Takipde Kalın!
Günlük gelişmeleri takip edebilmek için habertürk uygulamasını indirin
Gündem Ekonomi Dünya Spor Magazin Kadın Sağlık Yazılar Teknoloji Gastro Video Stil Resmi İlanlar

ŞÖYLE güzel bir denge kurduğumuz anlaşılıyor:

ABD Başkanı, Türkiye Cumhurbaşkanı’nın sözünü dinleyerek, Türkiye’nin Kuzey Iraklı peşmergelere Kobani için “koridor” açması teklifini kabul etmiş!

ABD, Kobani’ye havadan silah yardımı yaparken Türkiye’nin sözünü dinlememiş, “Türkiye’ye rağmen” silah indirmiş!

***

Benim, anlamadıklarımdan anladığım şu:

Bir koridor var...

Cereyan yapıyor!

Pek kimse ne dediğini de ne yaptığını da bilmiyor.

***

Bu büyük politikalar arasında küçük bir ayrıntı vardı.

10 Ekim’di.

ABD’li araştırmacı Jeremy Scahill’in 2009 kitabının başlığıyla, “Dünyanın en güçlü paralı asker ordusu” Blackwater’ın kurucusu Erik Prince dedi ki:

“ABD yönetimi IŞİD işini özel güvenlik şirketlerine bırakmalı.”

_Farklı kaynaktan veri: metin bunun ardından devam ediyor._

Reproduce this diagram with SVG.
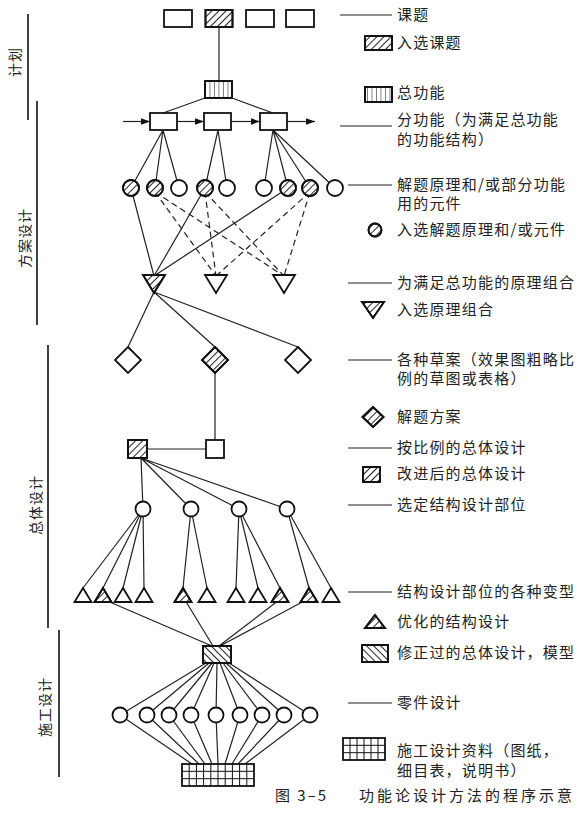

“Irak işleri”nde 1 milyar dolar ile bol katliam, cinayet ve şaibe kaldıran Blackwater o ismiyle artık yaşamıyordu ama istek aynı kapıya çıkıyordu.

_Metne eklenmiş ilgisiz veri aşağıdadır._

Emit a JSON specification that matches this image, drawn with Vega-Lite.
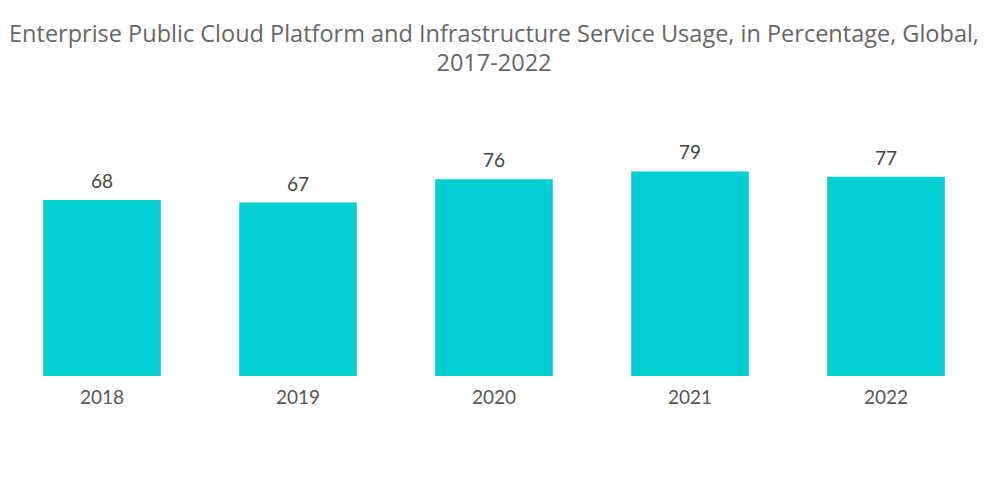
{
  "$schema": "https://vega.github.io/schema/vega-lite/v6.json",
  "autosize": {"type": "none"},
  "padding": {"left": 4, "top": 143, "right": 16, "bottom": 128},
  "width": 980,
  "height": 233,
  "background": "white",
  "title": {
    "text": ["Enterprise Public Cloud Platform and Infrastructure Service Usage, in Percentage, Global,", "2017-2022"],
    "anchor": "middle",
    "font": "Open Sans",
    "fontSize": 23.5,
    "fontWeight": "normal",
    "color": "#666666",
    "lineHeight": 29,
    "offset": 68
  },
  "data": {
    "values": [
      {"year": "2018", "value": 68},
      {"year": "2019", "value": 67},
      {"year": "2020", "value": 76},
      {"year": "2021", "value": 79},
      {"year": "2022", "value": 77}
    ]
  },
  "encoding": {
    "x": {
      "field": "year", "type": "nominal", "sort": null,
      "scale": {"paddingInner": 0.4, "paddingOuter": 0.2},
      "axis": {"title": null, "labelAngle": 0, "domain": false, "ticks": false, "labelPadding": 12, "labelFont": "Lato", "labelFontSize": 19, "labelColor": "#555555"}
    },
    "y": {
      "field": "value", "type": "quantitative",
      "scale": {"domain": [0, 90], "nice": false},
      "axis": null
    }
  },
  "layer": [
    {"mark": {"type": "bar", "color": "#00CED1"}},
    {"mark": {"type": "text", "baseline": "bottom", "dy": -8, "font": "Lato", "fontSize": 19, "color": "#444444"},
     "encoding": {"text": {"field": "value", "type": "quantitative"}}}
  ],
  "config": {"view": {"stroke": null}}
}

Prince sözde o şirketin adını önce Xe yapmış, sonra hisseleri satmış, şirketin yeni adı “Academi” olmuştu.

Derken, neredeyse aynı güne şu iki “haber”, daha doğrusu bir “söylenti” ile bir “haber” denk geldi:

Söylenti: Eski adı Blackwater olan Academi’nin elemanları, IŞİD’e karşı Kobani’ye sızmıştı.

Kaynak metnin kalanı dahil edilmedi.